Framing the portraits is an equally important facet of the concept, and so I design each profile to support and encourage a connection with the subjects, and then sculpt the timber by hand into the individual frames. I work exclusively with repurposed native timbers, including Kauri, Rimu, Matai, and Totora, and source each piece from renovation demolitions, naturally fallen trees from farms, and old fence posts, for example. Working with the different timbers is incredibly engaging and I love it. Each piece has their own characteristics, such as an evocative smell (Kauri is the best) and the way they are able to be worked and moulded.
Are there subjects or birds in the exhibition that you are particularly drawn to and if so, why?

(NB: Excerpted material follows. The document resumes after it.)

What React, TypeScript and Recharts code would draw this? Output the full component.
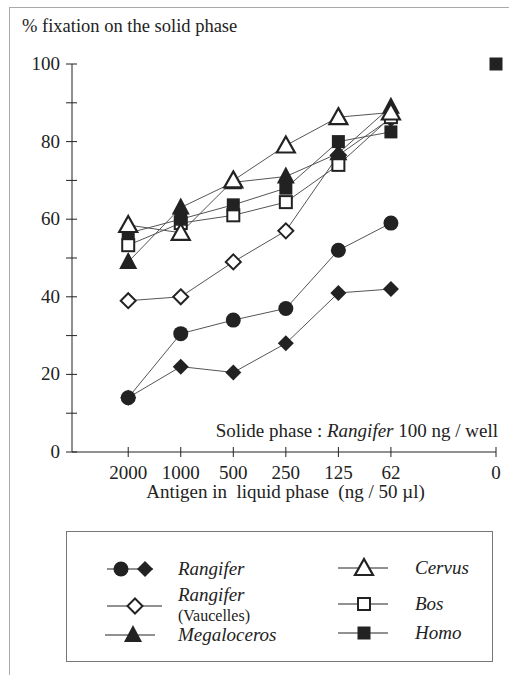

Tough question! Each of the portraits revealed so much to me about each of the subjects, but I think if I had to speak to one in particular, it’s the Kakapo. Perhaps because it was one of the first portraits in the series and therefore a keystone to seeing the project manifesting, however I’ll readily admit it’s also the native bird that I’m consistently drawn to. Kakapo are full of personality, each with their own unique character, but can be shy, solitary, and their population is in serious danger. I photographed this particular Kakapo at Te Papa, Wellington and it really is such a handsome specimen.
What inspires you to create?
I’ve long been fascinated with 19th century New Zealand portraits by painters such as Lindauer and particularly Goldie and their compositional understanding of how to draw the viewer into the subject, a subtle turn of the head or the position of the gaze.
It’s an ever-increasing passion for wildlife and conservation that has fuelled this desire to synchronise each facet and medium of my work, with timber and photography, and focus my practice on this series of portraits. It felt vulnerable, which I think is a good thing when exploring a subject, and I suppose there is an element of reverie that I felt towards the birds given their significance in my life as well as their iconic status. It feels incredibly natural to turn my lens toward the creatures I’ve studied for so long and this series satisfies my need to evolve, and to fold a life spent with a camera in hand into the natural world.
What are the origins of the exhibition name?
With respect to New Zealand’s natural and cultural heritage, the naming of the exhibition was a significant factor and so I consulted with Ngahuia Te Awekotuku, (Emeritus Professor Ngahuia Te Awekotuku – MA (Hons) PhD FAWMM MNZM), who I’d met while taking her portrait during the filming of her show, ‘Waharoa – Art of the Pacific’.
Manu means ‘bird’ (or any winged creature), and ‘Kōingo’ means yearning, fretting, longing, remembering, and trying to retrieve – a place, an object, a person; usually gone forever.
The name, ‘Manu Kōingo’, was conceived by Ngahuia Te Awekotuku for the exhibition, and it expresses a sense of hope for our remaining native birds, while also bringing awareness to their conservation and what treasures they are to Aotearoa New Zealand.
Jae’s solo exhibition, Manu Kōingo – Birds of Yearning will be on view at Parnell Gallery from 21 March – 4 April 2023.
The works will be on display both in the gallery, and online.